While Apollos was at Corinth, Paul passed through the interior and came to Ephesus. There he found some disciples and asked them “Did you receive the Holy Spirit when you became believers?” “No,” they answered, “we have not even heard that there is a Holy Spirit.” Acts 19:1-2
This is an arena where I’m going to do more digging during the next couple of years. The issue surrounds the transition from the Torah teaching where God’s Spirit is mentioned constantly to the later development of the Talmud where we have a unitary version of God. No Spirit. And certainly no Son.
Something happened in between. The teaching of the Spirit was lost. Somehow, somewhere along the way God became a unitary being in Jewish theology.
What we do know is that ideas develop over a long period of time. The Talmud was not developed in a vacuum. Those ideas had a history behind them. That seems to be hinted at in Acts 19. A similar situation occurred with the development of Gnosticism. While it did not become a formal religion for a couple centuries after the NT documents were composed one can see the ideas as they were formed and competed with Judaism and Christianity, most notably in the writings of John. John is an apologetic for Judeo-Christian thought against theological Platonism, what would become formal Gnosticism.
What happened in Jewish theology is one question. Why was the teaching of God’s spirit lost? How was it lost? All this transpired before Jesus’ time. Christianity is not to blame for this.

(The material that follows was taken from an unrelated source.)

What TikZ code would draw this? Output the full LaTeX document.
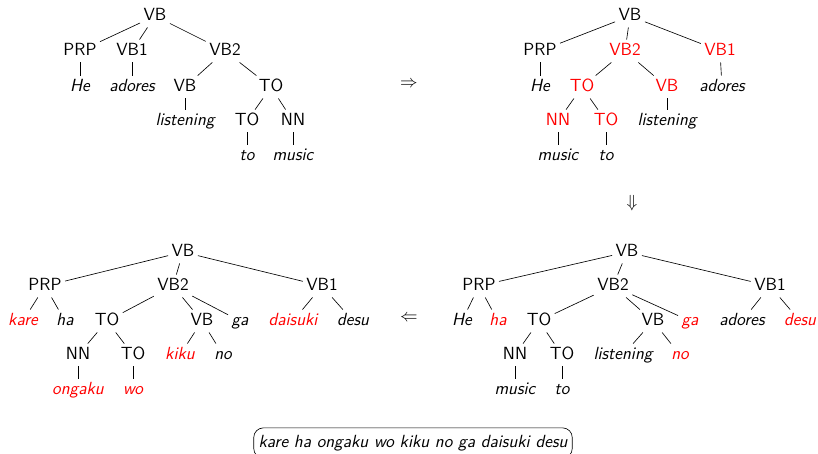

Of note here is the content of the apostolic message. It reads as though there is a recognition of this problem and a sequential evangelistic apologetic to bring Jewish people to the Messiah. They didn’t pursue trying to prove that the Spirit existed. In this instance Paul brought the disciples from the teachings of John to the presence of Jesus as Lord. The spoke in tongues and prophesied in the synagogue, a consistent use of the Spirit as outlined in I Corinthians.
Now the Spirit was present and that led to Jesus.

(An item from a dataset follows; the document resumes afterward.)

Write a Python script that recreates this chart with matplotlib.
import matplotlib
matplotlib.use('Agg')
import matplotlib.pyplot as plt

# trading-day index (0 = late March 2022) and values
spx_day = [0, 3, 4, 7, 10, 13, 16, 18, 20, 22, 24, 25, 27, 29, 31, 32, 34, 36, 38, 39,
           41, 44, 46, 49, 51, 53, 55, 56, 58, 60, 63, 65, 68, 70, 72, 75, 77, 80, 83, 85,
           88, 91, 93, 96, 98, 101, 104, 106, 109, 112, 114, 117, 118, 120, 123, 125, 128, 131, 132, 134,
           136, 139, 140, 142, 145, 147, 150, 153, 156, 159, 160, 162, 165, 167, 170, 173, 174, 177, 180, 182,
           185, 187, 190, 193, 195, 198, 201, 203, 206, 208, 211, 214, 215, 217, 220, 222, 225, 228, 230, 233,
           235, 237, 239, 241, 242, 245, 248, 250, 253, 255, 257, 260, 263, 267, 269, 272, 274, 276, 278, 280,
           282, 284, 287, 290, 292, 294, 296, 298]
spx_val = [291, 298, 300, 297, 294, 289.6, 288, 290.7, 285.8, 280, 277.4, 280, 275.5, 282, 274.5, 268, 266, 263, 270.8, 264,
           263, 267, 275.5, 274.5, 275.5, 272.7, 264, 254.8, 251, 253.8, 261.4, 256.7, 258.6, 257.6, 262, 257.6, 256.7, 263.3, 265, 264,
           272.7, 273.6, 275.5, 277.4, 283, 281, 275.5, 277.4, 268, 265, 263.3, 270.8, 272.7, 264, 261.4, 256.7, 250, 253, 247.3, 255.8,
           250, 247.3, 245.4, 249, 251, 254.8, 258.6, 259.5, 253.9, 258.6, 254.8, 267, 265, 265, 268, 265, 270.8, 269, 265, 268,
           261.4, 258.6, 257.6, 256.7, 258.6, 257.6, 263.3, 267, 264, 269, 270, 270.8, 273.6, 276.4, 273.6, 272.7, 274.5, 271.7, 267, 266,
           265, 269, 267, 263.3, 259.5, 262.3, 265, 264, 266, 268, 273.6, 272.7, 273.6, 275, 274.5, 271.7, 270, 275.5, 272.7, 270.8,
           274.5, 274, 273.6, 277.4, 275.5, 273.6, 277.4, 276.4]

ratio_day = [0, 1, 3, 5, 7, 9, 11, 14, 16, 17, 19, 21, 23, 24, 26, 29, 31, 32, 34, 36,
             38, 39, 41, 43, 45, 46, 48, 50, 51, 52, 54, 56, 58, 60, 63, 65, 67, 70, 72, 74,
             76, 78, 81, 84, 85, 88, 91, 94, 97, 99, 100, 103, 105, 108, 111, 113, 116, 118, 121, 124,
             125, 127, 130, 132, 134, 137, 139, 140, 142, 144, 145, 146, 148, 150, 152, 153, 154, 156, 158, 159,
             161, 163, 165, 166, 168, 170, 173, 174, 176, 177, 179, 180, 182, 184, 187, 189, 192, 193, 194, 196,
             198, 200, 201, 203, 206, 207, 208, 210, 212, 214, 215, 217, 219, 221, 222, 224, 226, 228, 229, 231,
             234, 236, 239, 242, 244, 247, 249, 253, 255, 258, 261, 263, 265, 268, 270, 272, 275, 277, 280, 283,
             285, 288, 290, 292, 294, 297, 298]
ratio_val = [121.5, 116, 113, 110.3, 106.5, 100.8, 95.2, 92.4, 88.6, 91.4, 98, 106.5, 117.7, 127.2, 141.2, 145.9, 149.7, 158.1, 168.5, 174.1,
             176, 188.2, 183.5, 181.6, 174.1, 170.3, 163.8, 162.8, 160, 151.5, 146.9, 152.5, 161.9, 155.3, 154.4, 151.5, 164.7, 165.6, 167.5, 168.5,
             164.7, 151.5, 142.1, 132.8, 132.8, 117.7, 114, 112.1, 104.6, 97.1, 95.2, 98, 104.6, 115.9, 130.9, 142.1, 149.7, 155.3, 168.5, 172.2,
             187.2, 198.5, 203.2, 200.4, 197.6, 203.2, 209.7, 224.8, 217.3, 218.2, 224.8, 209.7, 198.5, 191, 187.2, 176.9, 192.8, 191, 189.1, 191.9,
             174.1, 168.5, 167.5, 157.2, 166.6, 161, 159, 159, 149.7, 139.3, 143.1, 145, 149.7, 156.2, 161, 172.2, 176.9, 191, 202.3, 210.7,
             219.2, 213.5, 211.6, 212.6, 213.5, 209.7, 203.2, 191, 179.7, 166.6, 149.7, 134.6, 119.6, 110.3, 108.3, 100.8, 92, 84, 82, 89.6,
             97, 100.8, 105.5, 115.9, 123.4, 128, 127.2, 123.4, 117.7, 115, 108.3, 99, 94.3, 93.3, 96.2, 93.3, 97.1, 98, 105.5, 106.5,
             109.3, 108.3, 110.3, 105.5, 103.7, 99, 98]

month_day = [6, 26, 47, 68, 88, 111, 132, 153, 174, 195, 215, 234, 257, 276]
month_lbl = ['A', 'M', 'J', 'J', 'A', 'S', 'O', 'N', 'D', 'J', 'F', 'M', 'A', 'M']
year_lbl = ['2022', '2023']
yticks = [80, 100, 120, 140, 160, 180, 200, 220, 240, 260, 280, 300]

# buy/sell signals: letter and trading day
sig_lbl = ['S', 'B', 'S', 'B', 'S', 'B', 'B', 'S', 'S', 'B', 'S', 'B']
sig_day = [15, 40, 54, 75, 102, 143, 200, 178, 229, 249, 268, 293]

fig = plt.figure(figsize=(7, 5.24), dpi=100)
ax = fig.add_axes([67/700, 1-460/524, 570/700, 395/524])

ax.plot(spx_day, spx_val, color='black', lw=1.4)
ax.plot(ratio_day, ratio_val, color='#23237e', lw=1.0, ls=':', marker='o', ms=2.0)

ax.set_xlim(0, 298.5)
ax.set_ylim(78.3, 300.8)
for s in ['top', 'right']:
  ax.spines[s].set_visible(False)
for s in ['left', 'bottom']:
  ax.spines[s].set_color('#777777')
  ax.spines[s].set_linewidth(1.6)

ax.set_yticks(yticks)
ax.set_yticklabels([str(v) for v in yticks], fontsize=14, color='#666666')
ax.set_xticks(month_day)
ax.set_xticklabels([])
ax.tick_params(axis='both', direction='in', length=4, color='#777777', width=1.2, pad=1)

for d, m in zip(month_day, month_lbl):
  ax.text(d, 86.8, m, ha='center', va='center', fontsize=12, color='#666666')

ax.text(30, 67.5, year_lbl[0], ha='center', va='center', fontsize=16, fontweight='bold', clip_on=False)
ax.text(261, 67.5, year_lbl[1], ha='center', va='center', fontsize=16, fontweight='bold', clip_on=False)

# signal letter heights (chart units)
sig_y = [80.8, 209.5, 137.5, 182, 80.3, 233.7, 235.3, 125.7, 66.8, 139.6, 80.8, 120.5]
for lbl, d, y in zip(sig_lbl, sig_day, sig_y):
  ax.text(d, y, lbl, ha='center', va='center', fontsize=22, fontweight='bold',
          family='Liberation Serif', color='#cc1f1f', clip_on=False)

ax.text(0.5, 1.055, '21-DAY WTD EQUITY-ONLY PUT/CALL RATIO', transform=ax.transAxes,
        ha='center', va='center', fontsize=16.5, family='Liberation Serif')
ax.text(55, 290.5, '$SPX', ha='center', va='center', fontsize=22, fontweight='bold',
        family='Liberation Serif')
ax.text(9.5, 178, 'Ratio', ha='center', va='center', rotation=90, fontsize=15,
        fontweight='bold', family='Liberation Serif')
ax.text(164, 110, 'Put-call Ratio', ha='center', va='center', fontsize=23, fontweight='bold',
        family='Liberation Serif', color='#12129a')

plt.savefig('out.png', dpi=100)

It’s almost like a sequential approach to evangelism. The disciple, being Jewish, was moved from a unitary view of God to a binitarian view (“bi” = two, God and the Holy Spirit) and then to a trinitarian view (“tri” = three, God, the Spirit, and the Son). Though our formal syllogism of God = Father/Son/Spirit was not at play the principle of God having both a Spirit and a Son seems quite clear. It seems to be an evangelistic use of the Trinity. It’s done without argumentation but instead with presentation.